— Begin DATA BLOCK —

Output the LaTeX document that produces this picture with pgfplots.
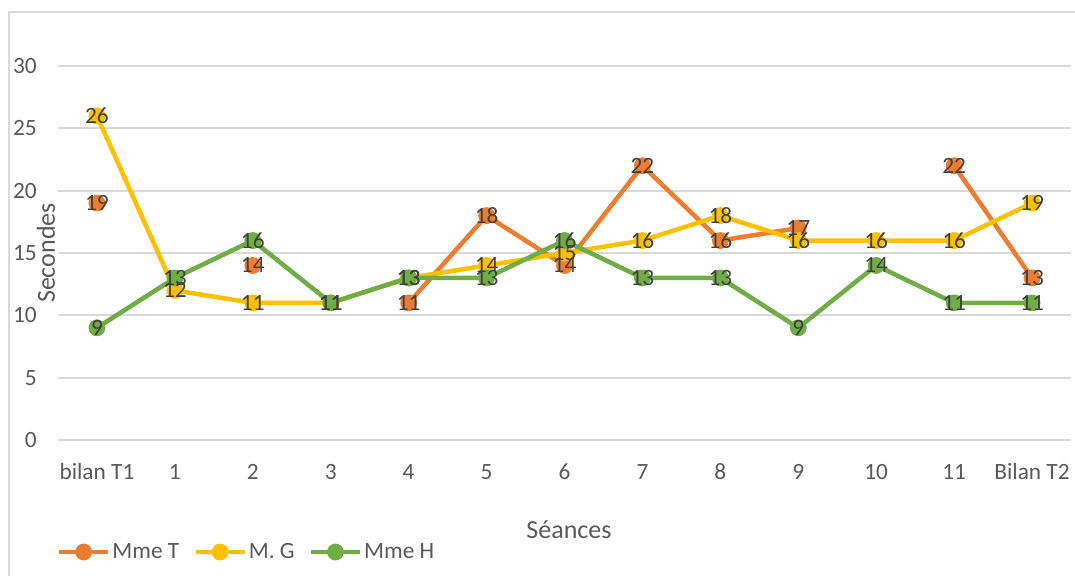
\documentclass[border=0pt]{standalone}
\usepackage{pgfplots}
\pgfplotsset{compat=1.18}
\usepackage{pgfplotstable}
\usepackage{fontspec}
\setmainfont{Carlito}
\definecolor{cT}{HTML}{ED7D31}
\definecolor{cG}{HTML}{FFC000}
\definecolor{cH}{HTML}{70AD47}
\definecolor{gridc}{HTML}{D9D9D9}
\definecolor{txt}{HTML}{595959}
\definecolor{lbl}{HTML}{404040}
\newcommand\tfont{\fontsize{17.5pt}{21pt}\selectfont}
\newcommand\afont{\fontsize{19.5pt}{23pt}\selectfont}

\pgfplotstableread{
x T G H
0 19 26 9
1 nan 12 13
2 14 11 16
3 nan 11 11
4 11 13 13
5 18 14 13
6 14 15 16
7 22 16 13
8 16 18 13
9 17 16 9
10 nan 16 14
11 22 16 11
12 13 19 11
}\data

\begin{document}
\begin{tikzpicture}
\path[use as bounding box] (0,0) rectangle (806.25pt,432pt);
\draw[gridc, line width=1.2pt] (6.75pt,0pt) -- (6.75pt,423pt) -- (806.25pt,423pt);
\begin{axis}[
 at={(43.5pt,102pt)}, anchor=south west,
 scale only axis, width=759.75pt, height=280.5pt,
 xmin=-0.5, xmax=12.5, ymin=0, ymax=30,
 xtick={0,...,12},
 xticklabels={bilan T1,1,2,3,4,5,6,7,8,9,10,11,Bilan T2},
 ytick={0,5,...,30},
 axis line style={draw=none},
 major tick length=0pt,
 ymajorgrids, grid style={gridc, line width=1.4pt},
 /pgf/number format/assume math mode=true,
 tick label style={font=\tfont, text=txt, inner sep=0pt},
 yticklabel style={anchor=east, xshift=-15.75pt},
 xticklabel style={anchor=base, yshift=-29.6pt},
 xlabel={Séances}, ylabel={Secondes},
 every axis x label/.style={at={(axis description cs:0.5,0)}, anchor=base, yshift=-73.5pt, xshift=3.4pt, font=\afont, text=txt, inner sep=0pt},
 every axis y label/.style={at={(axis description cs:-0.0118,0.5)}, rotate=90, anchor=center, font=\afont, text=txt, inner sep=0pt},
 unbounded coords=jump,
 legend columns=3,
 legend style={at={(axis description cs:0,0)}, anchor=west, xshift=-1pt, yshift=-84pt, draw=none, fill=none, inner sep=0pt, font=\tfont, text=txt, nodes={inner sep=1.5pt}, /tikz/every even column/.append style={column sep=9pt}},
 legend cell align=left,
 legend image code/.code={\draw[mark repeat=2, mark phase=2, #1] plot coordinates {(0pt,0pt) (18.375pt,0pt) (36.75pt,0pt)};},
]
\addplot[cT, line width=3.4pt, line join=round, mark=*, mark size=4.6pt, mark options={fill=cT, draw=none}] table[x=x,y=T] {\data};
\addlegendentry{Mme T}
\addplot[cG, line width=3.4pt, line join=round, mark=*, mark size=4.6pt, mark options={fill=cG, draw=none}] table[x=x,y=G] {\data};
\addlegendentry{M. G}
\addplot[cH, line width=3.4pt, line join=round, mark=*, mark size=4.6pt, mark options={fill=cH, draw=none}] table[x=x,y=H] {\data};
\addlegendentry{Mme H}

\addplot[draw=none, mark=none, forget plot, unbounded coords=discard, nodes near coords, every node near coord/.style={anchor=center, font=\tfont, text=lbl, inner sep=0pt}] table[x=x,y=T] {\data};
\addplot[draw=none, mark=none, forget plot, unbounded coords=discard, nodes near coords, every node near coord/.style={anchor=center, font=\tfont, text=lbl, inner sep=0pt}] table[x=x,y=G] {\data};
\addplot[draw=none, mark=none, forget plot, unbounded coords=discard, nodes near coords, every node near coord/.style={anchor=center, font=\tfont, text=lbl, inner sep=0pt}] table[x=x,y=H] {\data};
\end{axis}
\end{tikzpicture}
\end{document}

— End DATA BLOCK —

- SHORT TASK -
Omit every picture, then reproduce the rest of the listing exactly.

- ANSWER FOR THIS EXERCISE -
Output the LaTeX document that produces this picture with pgfplots.
\documentclass[border=0pt]{standalone}
\usepackage{pgfplots}
\pgfplotsset{compat=1.18}
\usepackage{pgfplotstable}
\usepackage{fontspec}
\setmainfont{Carlito}
\definecolor{cT}{HTML}{ED7D31}
\definecolor{cG}{HTML}{FFC000}
\definecolor{cH}{HTML}{70AD47}
\definecolor{gridc}{HTML}{D9D9D9}
\definecolor{txt}{HTML}{595959}
\definecolor{lbl}{HTML}{404040}
\newcommand\tfont{\fontsize{17.5pt}{21pt}\selectfont}
\newcommand\afont{\fontsize{19.5pt}{23pt}\selectfont}

\pgfplotstableread{
x T G H
0 19 26 9
1 nan 12 13
2 14 11 16
3 nan 11 11
4 11 13 13
5 18 14 13
6 14 15 16
7 22 16 13
8 16 18 13
9 17 16 9
10 nan 16 14
11 22 16 11
12 13 19 11
}\data

\begin{document}
\begin{tikzpicture}
\path[use as bounding box] (0,0) rectangle (806.25pt,432pt);
\draw[gridc, line width=1.2pt] (6.75pt,0pt) -- (6.75pt,423pt) -- (806.25pt,423pt);
\begin{axis}[
 at={(43.5pt,102pt)}, anchor=south west,
 scale only axis, width=759.75pt, height=280.5pt,
 xmin=-0.5, xmax=12.5, ymin=0, ymax=30,
 xtick={0,...,12},
 xticklabels={bilan T1,1,2,3,4,5,6,7,8,9,10,11,Bilan T2},
 ytick={0,5,...,30},
 axis line style={draw=none},
 major tick length=0pt,
 ymajorgrids, grid style={gridc, line width=1.4pt},
 /pgf/number format/assume math mode=true,
 tick label style={font=\tfont, text=txt, inner sep=0pt},
 yticklabel style={anchor=east, xshift=-15.75pt},
 xticklabel style={anchor=base, yshift=-29.6pt},
 xlabel={Séances}, ylabel={Secondes},
 every axis x label/.style={at={(axis description cs:0.5,0)}, anchor=base, yshift=-73.5pt, xshift=3.4pt, font=\afont, text=txt, inner sep=0pt},
 every axis y label/.style={at={(axis description cs:-0.0118,0.5)}, rotate=90, anchor=center, font=\afont, text=txt, inner sep=0pt},
 unbounded coords=jump,
 legend columns=3,
 legend style={at={(axis description cs:0,0)}, anchor=west, xshift=-1pt, yshift=-84pt, draw=none, fill=none, inner sep=0pt, font=\tfont, text=txt, nodes={inner sep=1.5pt}, /tikz/every even column/.append style={column sep=9pt}},
 legend cell align=left,
 legend image code/.code={\draw[mark repeat=2, mark phase=2, #1] plot coordinates {(0pt,0pt) (18.375pt,0pt) (36.75pt,0pt)};},
]
\addplot[cT, line width=3.4pt, line join=round, mark=*, mark size=4.6pt, mark options={fill=cT, draw=none}] table[x=x,y=T] {\data};
\addlegendentry{Mme T}
\addplot[cG, line width=3.4pt, line join=round, mark=*, mark size=4.6pt, mark options={fill=cG, draw=none}] table[x=x,y=G] {\data};
\addlegendentry{M. G}
\addplot[cH, line width=3.4pt, line join=round, mark=*, mark size=4.6pt, mark options={fill=cH, draw=none}] table[x=x,y=H] {\data};
\addlegendentry{Mme H}

\addplot[draw=none, mark=none, forget plot, unbounded coords=discard, nodes near coords, every node near coord/.style={anchor=center, font=\tfont, text=lbl, inner sep=0pt}] table[x=x,y=T] {\data};
\addplot[draw=none, mark=none, forget plot, unbounded coords=discard, nodes near coords, every node near coord/.style={anchor=center, font=\tfont, text=lbl, inner sep=0pt}] table[x=x,y=G] {\data};
\addplot[draw=none, mark=none, forget plot, unbounded coords=discard, nodes near coords, every node near coord/.style={anchor=center, font=\tfont, text=lbl, inner sep=0pt}] table[x=x,y=H] {\data};
\end{axis}
\end{tikzpicture}
\end{document}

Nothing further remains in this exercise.